ROW_NUMBER(), RANK(), and DENSE_RANK() are window functions that all number rows according to an ORDER BY — the only difference between them is what happens when two rows tie on the ordering value.

ROW_NUMBER() hands out 1, 2, 3, 4... with no regard for ties — every row gets a unique number, even if two rows have identical values. RANK() gives tied rows the same number, then skips ahead by the count of ties (1, 2, 2, 4). DENSE_RANK() also gives tied rows the same number, but never skips (1, 2, 2, 3).

Side-by-side example

Ranking employees by salary within department, on the HR schema. Two employees tied at 6000 show the difference clearly.
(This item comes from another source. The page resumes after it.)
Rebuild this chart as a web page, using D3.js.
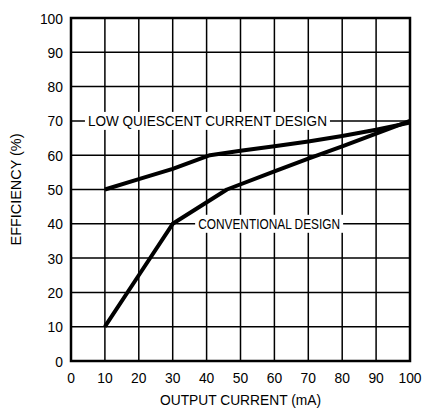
<!DOCTYPE html>
<html>
<head>
<meta charset="utf-8">
<script src="https://cdn.jsdelivr.net/npm/d3@7"></script>
<style>
  body { margin: 0; background: #fff; }
  svg text { font-family: "Liberation Sans", Arial, sans-serif; fill: #000; }
</style>
</head>
<body>
<div class="content"></div>
<script>
var size = {width: 423, height: 411};
var padding = {left: 71, right: 13, top: 18, bottom: 50};

var xTicks = [0, 10, 20, 30, 40, 50, 60, 70, 80, 90, 100];
var yTicks = [0, 10, 20, 30, 40, 50, 60, 70, 80, 90, 100];

var lowQCurrent = [10, 20, 30, 41, 50, 60, 70, 80, 90, 100];
var lowQEff     = [50, 53, 56, 60, 61.3, 62.6, 64, 65.6, 67.4, 69.5];
var convCurrent = [10, 20, 30, 46, 60, 70, 80, 90, 100];
var convEff     = [10, 25, 40, 50, 55.3, 59, 62.6, 66.3, 70];

var labels = [
  {text: "LOW QUIESCENT CURRENT DESIGN", x: 5, y: 70, len: 239},
  {text: "CONVENTIONAL DESIGN", x: 37.5, y: 40, len: 142}
];

var chart = d3.select('.content')
  .append('svg')
  .attr('width', size.width)
  .attr('height', size.height);

var xScale = d3.scaleLinear()
  .domain([0, 100])
  .range([padding.left, size.width - padding.right]);
var yScale = d3.scaleLinear()
  .domain([0, 100])
  .range([size.height - padding.bottom, padding.top]);

// grid
chart.append('g').selectAll('line')
  .data(xTicks.slice(1, -1))
  .enter().append('line')
  .attr('x1', d => xScale(d)).attr('x2', d => xScale(d))
  .attr('y1', yScale(0)).attr('y2', yScale(100))
  .attr('stroke', '#000').attr('stroke-width', 1.5);
chart.append('g').selectAll('line')
  .data(yTicks.slice(1, -1))
  .enter().append('line')
  .attr('x1', xScale(0)).attr('x2', xScale(100))
  .attr('y1', d => yScale(d)).attr('y2', d => yScale(d))
  .attr('stroke', '#000').attr('stroke-width', 1.5);

// label boxes over the grid
var lab = chart.append('g').selectAll('g')
  .data(labels)
  .enter().append('g');
lab.append('rect')
  .attr('x', d => xScale(d.x) - 3)
  .attr('y', d => yScale(d.y) - 9)
  .attr('width', d => d.len + 6)
  .attr('height', 18)
  .attr('fill', '#fff');
lab.append('text')
  .attr('x', d => xScale(d.x))
  .attr('y', d => yScale(d.y) + 5.5)
  .attr('font-size', 15)
  .attr('textLength', d => d.len)
  .attr('lengthAdjust', 'spacingAndGlyphs')
  .text(d => d.text);

// border
chart.append('rect')
  .attr('x', xScale(0)).attr('y', yScale(100))
  .attr('width', xScale(100) - xScale(0))
  .attr('height', yScale(0) - yScale(100))
  .attr('fill', 'none').attr('stroke', '#000').attr('stroke-width', 2.5);

// curves
var line = d3.line()
  .x(d => xScale(d[0]))
  .y(d => yScale(d[1]));
chart.append('path')
  .datum(d3.zip(lowQCurrent, lowQEff))
  .attr('d', line)
  .attr('fill', 'none').attr('stroke', '#000').attr('stroke-width', 4)
  .attr('stroke-linejoin', 'round');
chart.append('path')
  .datum(d3.zip(convCurrent, convEff))
  .attr('d', line)
  .attr('fill', 'none').attr('stroke', '#000').attr('stroke-width', 4)
  .attr('stroke-linejoin', 'round');

// tick labels
chart.append('g').selectAll('text')
  .data(yTicks)
  .enter().append('text')
  .attr('x', xScale(0) - 8)
  .attr('y', d => yScale(d) + 5.5)
  .attr('text-anchor', 'end')
  .attr('font-size', 15.5)
  .attr('textLength', d => String(d).length * 7.7)
  .attr('lengthAdjust', 'spacingAndGlyphs')
  .text(d => d);
chart.append('g').selectAll('text')
  .data(xTicks)
  .enter().append('text')
  .attr('x', d => xScale(d))
  .attr('y', yScale(0) + 22)
  .attr('text-anchor', 'middle')
  .attr('font-size', 15.5)
  .attr('textLength', d => String(d).length * 7.7)
  .attr('lengthAdjust', 'spacingAndGlyphs')
  .text(d => d);

// axis titles
chart.append('text')
  .attr('x', (xScale(0) + xScale(100)) / 2)
  .attr('y', 405)
  .attr('text-anchor', 'middle')
  .attr('font-size', 14.5)
  .attr('textLength', 161)
  .attr('lengthAdjust', 'spacingAndGlyphs')
  .text('OUTPUT CURRENT (mA)');
chart.append('text')
  .attr('transform', 'translate(21,' + yScale(50) + ') rotate(-90)')
  .attr('text-anchor', 'middle')
  .attr('font-size', 14)
  .attr('textLength', 112)
  .attr('lengthAdjust', 'spacingAndGlyphs')
  .text('EFFICIENCY (%)');
</script>
</body>
</html>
SELECT department_id, last_name, salary,
       ROW_NUMBER() OVER (PARTITION BY department_id ORDER BY salary DESC) AS row_num,
       RANK()       OVER (PARTITION BY department_id ORDER BY salary DESC) AS rnk,
       DENSE_RANK() OVER (PARTITION BY department_id ORDER BY salary DESC) AS dense_rnk
FROM employees
WHERE department_id = 50
ORDER BY salary DESC;

What the result looks like

Two rows tie at 6000. ROW_NUMBER keeps counting (2, 3) as if they weren't tied. RANK gives both the same rank (2) then jumps to 4, skipping the rank a non-tied row would have taken. DENSE_RANK also gives both rank 2, but the next distinct value gets rank 3 — no gap.

salaryrow_numrnkdense_rnk
8000111
6000222
6000322
5500443

When to use which

Use ROW_NUMBER() when you need a guaranteed-unique sequence — the classic case is "top N per group": wrap it in a subquery and filter WHERE row_num <= 3 to get exactly 3 rows per partition even if there are ties at the boundary.

Use RANK() when ties should share a position and you want the rank number to reflect how many rows are ahead of a group — like a race, where two people tying for 2nd place pushes the next runner to 4th, not 3rd.
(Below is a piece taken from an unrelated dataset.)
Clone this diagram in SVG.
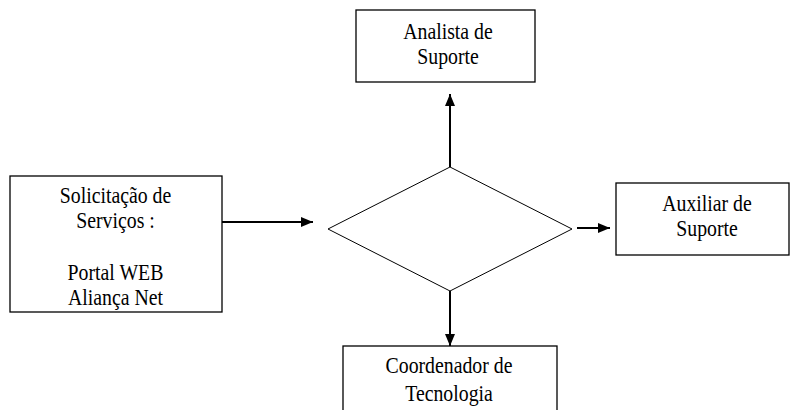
<svg xmlns="http://www.w3.org/2000/svg" width="791" height="410" viewBox="0 0 791 410">
<style>
.box{fill:#fff;stroke:#000;stroke-width:1.3}
.dia{fill:#fff;stroke:#000;stroke-width:1}
.t{font-family:"Liberation Serif","Times New Roman",serif;font-size:19.8px;fill:#000;text-anchor:middle}
.c{stroke:#000;stroke-width:2;fill:none}
</style>
<defs>
<marker id="ah" markerWidth="12" markerHeight="10" refX="12" refY="5" orient="auto" markerUnits="userSpaceOnUse">
<path d="M0,0 L12,5 L0,10 Z" fill="#000"/>
</marker>
</defs>
<rect width="791" height="410" fill="#fff"/>
<g id="connectors">
<line class="c" x1="222" y1="222" x2="313" y2="222" marker-end="url(#ah)"/>
<line class="c" x1="577" y1="228" x2="610" y2="228" marker-end="url(#ah)"/>
<line class="c" x1="450" y1="167" x2="450" y2="94" marker-end="url(#ah)"/>
<line class="c" x1="450" y1="291" x2="450" y2="346" marker-end="url(#ah)"/>
</g>
<g id="decision">
<polygon class="dia" points="450,167 572,229 450,291 328,229"/>
</g>
<g id="analista">
<rect class="box" x="356" y="10" width="179" height="72"/>
<text class="t" transform="translate(448,38.5) scale(1,1.17)">Analista de</text>
<text class="t" transform="translate(448,63.5) scale(1,1.17)">Suporte</text>
</g>
<g id="solicitacao">
<rect class="box" x="10" y="176" width="212" height="136"/>
<text class="t" transform="translate(115.5,203) scale(1,1.17)">Solicitação de</text>
<text class="t" transform="translate(115.5,228) scale(1,1.17)">Serviços :</text>
<text class="t" transform="translate(115.5,280) scale(1,1.17)">Portal WEB</text>
<text class="t" transform="translate(115.5,304.5) scale(1,1.17)">Aliança Net</text>
</g>
<g id="auxiliar">
<rect class="box" x="616" y="183" width="173" height="72"/>
<text class="t" transform="translate(707,211) scale(1,1.17)">Auxiliar de</text>
<text class="t" transform="translate(707,236) scale(1,1.17)">Suporte</text>
</g>
<g id="coordenador">
<rect class="box" x="343" y="346" width="214" height="80"/>
<text class="t" transform="translate(449,373) scale(1,1.17)">Coordenador de</text>
<text class="t" transform="translate(449,400.5) scale(1,1.17)">Tecnologia</text>
</g>
</svg>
Use DENSE_RANK() when ties should share a position but you don't want gaps — useful for "top 3 distinct values" style questions, where WHERE dense_rnk <= 3 returns every row within the top 3 distinct salary levels, however many rows share them.

The classic pattern: top N per group

Window functions can't be filtered directly in WHERE — wrap the query in a subquery (or CTE) and filter the alias.

SELECT * FROM (
  SELECT department_id, last_name, salary,
         ROW_NUMBER() OVER (PARTITION BY department_id ORDER BY salary DESC) AS rn
  FROM employees
)
WHERE rn <= 3
ORDER BY department_id, salary DESC;

Does this differ across dialects?

No — all three functions and this exact behaviour are standard SQL, supported identically in Oracle, PostgreSQL, SQL Server, MySQL 8+, and DB2. The syntax function() OVER (PARTITION BY ... ORDER BY ...) is portable across every mainstream database.

Frequently asked questions

Which is better, RANK or DENSE_RANK?
Neither is "better" — they answer different questions. RANK tells you how many rows rank ahead of you (useful for leaderboard-style positions). DENSE_RANK tells you which distinct tier you're in, with no gaps. Pick based on what the number needs to represent.
Can I use ROW_NUMBER without PARTITION BY?
Yes. Omitting PARTITION BY treats the entire result set as one partition, so ROW_NUMBER simply numbers every row 1, 2, 3... in the ORDER BY sequence.
Why does my ROW_NUMBER top-N query return different rows each time?
If your ORDER BY doesn't fully break ties, rows with equal values can be returned in an arbitrary order across executions. Add a tiebreaker column (like a primary key) to the ORDER BY to make the result deterministic.
Do these functions work with GROUP BY?
They're used instead of GROUP BY for this kind of ranking — window functions keep every individual row while still computing a value that depends on the group. GROUP BY, by contrast, collapses rows into one per group.